*DIRECTIVE*.
Type out the data exactly as given. Skip any image.

*RAW DATA*.
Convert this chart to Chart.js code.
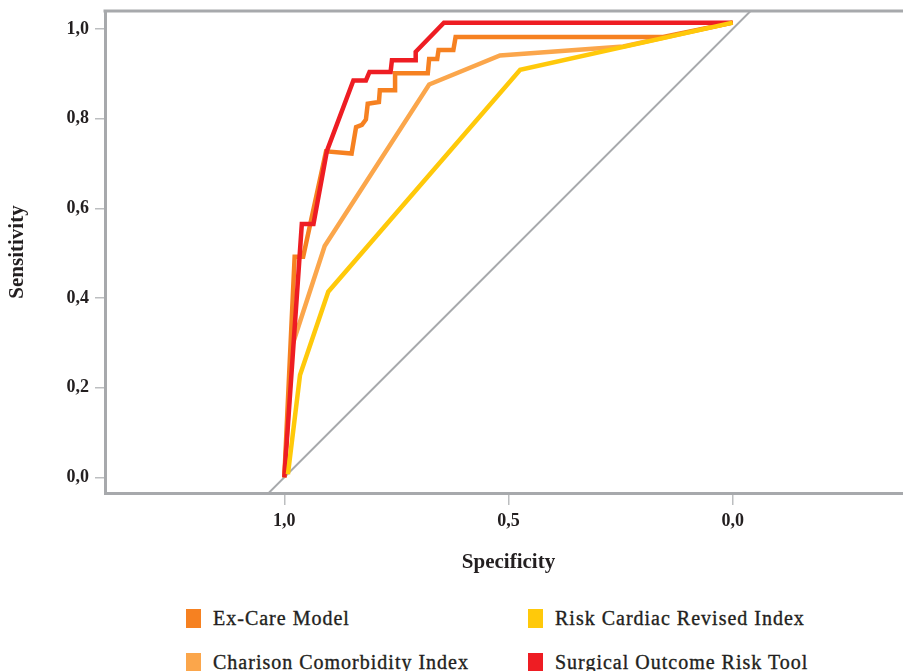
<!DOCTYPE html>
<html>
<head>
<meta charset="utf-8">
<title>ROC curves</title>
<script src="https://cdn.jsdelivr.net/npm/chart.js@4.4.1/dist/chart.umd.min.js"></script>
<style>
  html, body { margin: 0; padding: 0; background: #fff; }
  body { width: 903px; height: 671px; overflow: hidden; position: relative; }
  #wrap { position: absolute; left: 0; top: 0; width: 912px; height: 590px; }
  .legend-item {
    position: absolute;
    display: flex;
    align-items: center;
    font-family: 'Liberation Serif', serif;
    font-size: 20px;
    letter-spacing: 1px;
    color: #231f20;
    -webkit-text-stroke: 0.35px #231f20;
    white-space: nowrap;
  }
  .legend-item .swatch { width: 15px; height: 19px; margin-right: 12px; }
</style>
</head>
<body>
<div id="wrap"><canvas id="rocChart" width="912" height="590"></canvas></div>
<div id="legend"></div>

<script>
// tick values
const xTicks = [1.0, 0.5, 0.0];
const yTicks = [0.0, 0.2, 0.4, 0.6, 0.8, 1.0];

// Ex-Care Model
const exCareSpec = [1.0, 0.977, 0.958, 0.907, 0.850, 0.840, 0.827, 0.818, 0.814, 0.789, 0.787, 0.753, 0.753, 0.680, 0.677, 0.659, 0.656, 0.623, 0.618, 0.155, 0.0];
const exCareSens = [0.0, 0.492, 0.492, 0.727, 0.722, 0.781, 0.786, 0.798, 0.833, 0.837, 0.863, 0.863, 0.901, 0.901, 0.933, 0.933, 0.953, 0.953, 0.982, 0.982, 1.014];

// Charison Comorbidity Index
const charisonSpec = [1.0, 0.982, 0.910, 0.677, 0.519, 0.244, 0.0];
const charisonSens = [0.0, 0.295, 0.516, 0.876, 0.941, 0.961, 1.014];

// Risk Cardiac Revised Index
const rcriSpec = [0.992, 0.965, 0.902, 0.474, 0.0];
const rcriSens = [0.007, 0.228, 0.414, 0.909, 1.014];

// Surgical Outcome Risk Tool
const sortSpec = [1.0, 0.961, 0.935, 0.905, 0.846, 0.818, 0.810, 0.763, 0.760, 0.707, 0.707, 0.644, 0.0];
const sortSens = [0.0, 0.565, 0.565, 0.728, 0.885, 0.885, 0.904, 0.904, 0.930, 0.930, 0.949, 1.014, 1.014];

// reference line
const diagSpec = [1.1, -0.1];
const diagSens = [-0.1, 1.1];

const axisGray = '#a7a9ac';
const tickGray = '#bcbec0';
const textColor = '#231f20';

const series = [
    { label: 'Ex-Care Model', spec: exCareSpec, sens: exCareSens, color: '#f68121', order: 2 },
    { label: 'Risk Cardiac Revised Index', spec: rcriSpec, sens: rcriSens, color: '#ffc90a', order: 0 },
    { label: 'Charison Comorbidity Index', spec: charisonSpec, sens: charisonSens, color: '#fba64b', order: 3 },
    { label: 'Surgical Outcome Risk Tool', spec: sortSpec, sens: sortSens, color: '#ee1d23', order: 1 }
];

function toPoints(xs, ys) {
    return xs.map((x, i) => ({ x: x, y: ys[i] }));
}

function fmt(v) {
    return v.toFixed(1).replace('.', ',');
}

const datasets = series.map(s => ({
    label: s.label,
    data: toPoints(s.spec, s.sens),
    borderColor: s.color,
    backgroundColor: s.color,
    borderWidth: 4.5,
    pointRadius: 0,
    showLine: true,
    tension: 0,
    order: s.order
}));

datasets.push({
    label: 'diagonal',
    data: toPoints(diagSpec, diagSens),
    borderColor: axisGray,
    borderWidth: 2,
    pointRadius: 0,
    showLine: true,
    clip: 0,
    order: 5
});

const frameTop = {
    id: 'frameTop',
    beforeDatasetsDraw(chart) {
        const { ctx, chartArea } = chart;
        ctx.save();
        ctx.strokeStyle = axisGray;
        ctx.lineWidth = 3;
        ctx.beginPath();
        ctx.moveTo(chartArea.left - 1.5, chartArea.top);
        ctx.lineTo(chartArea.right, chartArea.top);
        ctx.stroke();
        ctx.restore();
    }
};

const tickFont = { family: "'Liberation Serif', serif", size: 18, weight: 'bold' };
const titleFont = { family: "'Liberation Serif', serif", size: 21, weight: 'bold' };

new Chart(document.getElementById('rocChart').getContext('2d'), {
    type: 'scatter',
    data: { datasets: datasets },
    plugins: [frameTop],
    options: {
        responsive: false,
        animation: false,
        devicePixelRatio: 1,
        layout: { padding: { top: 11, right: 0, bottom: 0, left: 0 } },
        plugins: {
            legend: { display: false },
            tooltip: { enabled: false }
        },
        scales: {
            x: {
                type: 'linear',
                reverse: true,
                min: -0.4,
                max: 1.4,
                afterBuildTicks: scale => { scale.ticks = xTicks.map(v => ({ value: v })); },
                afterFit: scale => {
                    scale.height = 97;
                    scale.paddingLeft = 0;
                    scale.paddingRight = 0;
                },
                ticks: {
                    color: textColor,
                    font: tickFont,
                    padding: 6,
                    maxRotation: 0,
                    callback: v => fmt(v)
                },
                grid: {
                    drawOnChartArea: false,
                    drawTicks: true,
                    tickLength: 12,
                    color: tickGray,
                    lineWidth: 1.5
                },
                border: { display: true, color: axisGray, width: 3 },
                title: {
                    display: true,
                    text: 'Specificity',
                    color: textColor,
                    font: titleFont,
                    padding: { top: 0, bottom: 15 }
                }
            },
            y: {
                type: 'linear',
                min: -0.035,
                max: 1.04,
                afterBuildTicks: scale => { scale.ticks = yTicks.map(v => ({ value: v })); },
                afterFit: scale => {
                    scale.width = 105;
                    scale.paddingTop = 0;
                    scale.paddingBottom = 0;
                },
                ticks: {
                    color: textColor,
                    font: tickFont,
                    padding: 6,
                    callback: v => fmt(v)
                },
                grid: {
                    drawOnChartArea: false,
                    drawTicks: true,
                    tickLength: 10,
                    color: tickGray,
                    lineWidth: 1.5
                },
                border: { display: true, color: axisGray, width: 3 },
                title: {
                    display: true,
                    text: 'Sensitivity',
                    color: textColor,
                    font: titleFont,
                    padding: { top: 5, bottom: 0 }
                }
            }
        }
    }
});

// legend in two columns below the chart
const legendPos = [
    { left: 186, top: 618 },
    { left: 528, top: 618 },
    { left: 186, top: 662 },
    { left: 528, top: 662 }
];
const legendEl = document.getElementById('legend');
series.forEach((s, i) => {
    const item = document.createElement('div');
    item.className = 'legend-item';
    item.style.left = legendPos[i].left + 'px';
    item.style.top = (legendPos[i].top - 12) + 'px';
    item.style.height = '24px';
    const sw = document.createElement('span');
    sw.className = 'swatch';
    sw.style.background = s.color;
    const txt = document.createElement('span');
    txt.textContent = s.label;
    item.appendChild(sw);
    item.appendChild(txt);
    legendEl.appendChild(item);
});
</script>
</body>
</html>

*RESULT FOR THIS TASK*.
Convert this chart to Chart.js code.
<!DOCTYPE html>
<html>
<head>
<meta charset="utf-8">
<title>ROC curves</title>
<script src="https://cdn.jsdelivr.net/npm/chart.js@4.4.1/dist/chart.umd.min.js"></script>
<style>
  html, body { margin: 0; padding: 0; background: #fff; }
  body { width: 903px; height: 671px; overflow: hidden; position: relative; }
  #wrap { position: absolute; left: 0; top: 0; width: 912px; height: 590px; }
  .legend-item {
    position: absolute;
    display: flex;
    align-items: center;
    font-family: 'Liberation Serif', serif;
    font-size: 20px;
    letter-spacing: 1px;
    color: #231f20;
    -webkit-text-stroke: 0.35px #231f20;
    white-space: nowrap;
  }
  .legend-item .swatch { width: 15px; height: 19px; margin-right: 12px; }
</style>
</head>
<body>
<div id="wrap"><canvas id="rocChart" width="912" height="590"></canvas></div>
<div id="legend"></div>

<script>
// tick values
const xTicks = [1.0, 0.5, 0.0];
const yTicks = [0.0, 0.2, 0.4, 0.6, 0.8, 1.0];

// Ex-Care Model
const exCareSpec = [1.0, 0.977, 0.958, 0.907, 0.850, 0.840, 0.827, 0.818, 0.814, 0.789, 0.787, 0.753, 0.753, 0.680, 0.677, 0.659, 0.656, 0.623, 0.618, 0.155, 0.0];
const exCareSens = [0.0, 0.492, 0.492, 0.727, 0.722, 0.781, 0.786, 0.798, 0.833, 0.837, 0.863, 0.863, 0.901, 0.901, 0.933, 0.933, 0.953, 0.953, 0.982, 0.982, 1.014];

// Charison Comorbidity Index
const charisonSpec = [1.0, 0.982, 0.910, 0.677, 0.519, 0.244, 0.0];
const charisonSens = [0.0, 0.295, 0.516, 0.876, 0.941, 0.961, 1.014];

// Risk Cardiac Revised Index
const rcriSpec = [0.992, 0.965, 0.902, 0.474, 0.0];
const rcriSens = [0.007, 0.228, 0.414, 0.909, 1.014];

// Surgical Outcome Risk Tool
const sortSpec = [1.0, 0.961, 0.935, 0.905, 0.846, 0.818, 0.810, 0.763, 0.760, 0.707, 0.707, 0.644, 0.0];
const sortSens = [0.0, 0.565, 0.565, 0.728, 0.885, 0.885, 0.904, 0.904, 0.930, 0.930, 0.949, 1.014, 1.014];

// reference line
const diagSpec = [1.1, -0.1];
const diagSens = [-0.1, 1.1];

const axisGray = '#a7a9ac';
const tickGray = '#bcbec0';
const textColor = '#231f20';

const series = [
    { label: 'Ex-Care Model', spec: exCareSpec, sens: exCareSens, color: '#f68121', order: 2 },
    { label: 'Risk Cardiac Revised Index', spec: rcriSpec, sens: rcriSens, color: '#ffc90a', order: 0 },
    { label: 'Charison Comorbidity Index', spec: charisonSpec, sens: charisonSens, color: '#fba64b', order: 3 },
    { label: 'Surgical Outcome Risk Tool', spec: sortSpec, sens: sortSens, color: '#ee1d23', order: 1 }
];

function toPoints(xs, ys) {
    return xs.map((x, i) => ({ x: x, y: ys[i] }));
}

function fmt(v) {
    return v.toFixed(1).replace('.', ',');
}

const datasets = series.map(s => ({
    label: s.label,
    data: toPoints(s.spec, s.sens),
    borderColor: s.color,
    backgroundColor: s.color,
    borderWidth: 4.5,
    pointRadius: 0,
    showLine: true,
    tension: 0,
    order: s.order
}));

datasets.push({
    label: 'diagonal',
    data: toPoints(diagSpec, diagSens),
    borderColor: axisGray,
    borderWidth: 2,
    pointRadius: 0,
    showLine: true,
    clip: 0,
    order: 5
});

const frameTop = {
    id: 'frameTop',
    beforeDatasetsDraw(chart) {
        const { ctx, chartArea } = chart;
        ctx.save();
        ctx.strokeStyle = axisGray;
        ctx.lineWidth = 3;
        ctx.beginPath();
        ctx.moveTo(chartArea.left - 1.5, chartArea.top);
        ctx.lineTo(chartArea.right, chartArea.top);
        ctx.stroke();
        ctx.restore();
    }
};

const tickFont = { family: "'Liberation Serif', serif", size: 18, weight: 'bold' };
const titleFont = { family: "'Liberation Serif', serif", size: 21, weight: 'bold' };

new Chart(document.getElementById('rocChart').getContext('2d'), {
    type: 'scatter',
    data: { datasets: datasets },
    plugins: [frameTop],
    options: {
        responsive: false,
        animation: false,
        devicePixelRatio: 1,
        layout: { padding: { top: 11, right: 0, bottom: 0, left: 0 } },
        plugins: {
            legend: { display: false },
            tooltip: { enabled: false }
        },
        scales: {
            x: {
                type: 'linear',
                reverse: true,
                min: -0.4,
                max: 1.4,
                afterBuildTicks: scale => { scale.ticks = xTicks.map(v => ({ value: v })); },
                afterFit: scale => {
                    scale.height = 97;
                    scale.paddingLeft = 0;
                    scale.paddingRight = 0;
                },
                ticks: {
                    color: textColor,
                    font: tickFont,
                    padding: 6,
                    maxRotation: 0,
                    callback: v => fmt(v)
                },
                grid: {
                    drawOnChartArea: false,
                    drawTicks: true,
                    tickLength: 12,
                    color: tickGray,
                    lineWidth: 1.5
                },
                border: { display: true, color: axisGray, width: 3 },
                title: {
                    display: true,
                    text: 'Specificity',
                    color: textColor,
                    font: titleFont,
                    padding: { top: 0, bottom: 15 }
                }
            },
            y: {
                type: 'linear',
                min: -0.035,
                max: 1.04,
                afterBuildTicks: scale => { scale.ticks = yTicks.map(v => ({ value: v })); },
                afterFit: scale => {
                    scale.width = 105;
                    scale.paddingTop = 0;
                    scale.paddingBottom = 0;
                },
                ticks: {
                    color: textColor,
                    font: tickFont,
                    padding: 6,
                    callback: v => fmt(v)
                },
                grid: {
                    drawOnChartArea: false,
                    drawTicks: true,
                    tickLength: 10,
                    color: tickGray,
                    lineWidth: 1.5
                },
                border: { display: true, color: axisGray, width: 3 },
                title: {
                    display: true,
                    text: 'Sensitivity',
                    color: textColor,
                    font: titleFont,
                    padding: { top: 5, bottom: 0 }
                }
            }
        }
    }
});

// legend in two columns below the chart
const legendPos = [
    { left: 186, top: 618 },
    { left: 528, top: 618 },
    { left: 186, top: 662 },
    { left: 528, top: 662 }
];
const legendEl = document.getElementById('legend');
series.forEach((s, i) => {
    const item = document.createElement('div');
    item.className = 'legend-item';
    item.style.left = legendPos[i].left + 'px';
    item.style.top = (legendPos[i].top - 12) + 'px';
    item.style.height = '24px';
    const sw = document.createElement('span');
    sw.className = 'swatch';
    sw.style.background = s.color;
    const txt = document.createElement('span');
    txt.textContent = s.label;
    item.appendChild(sw);
    item.appendChild(txt);
    legendEl.appendChild(item);
});
</script>
</body>
</html>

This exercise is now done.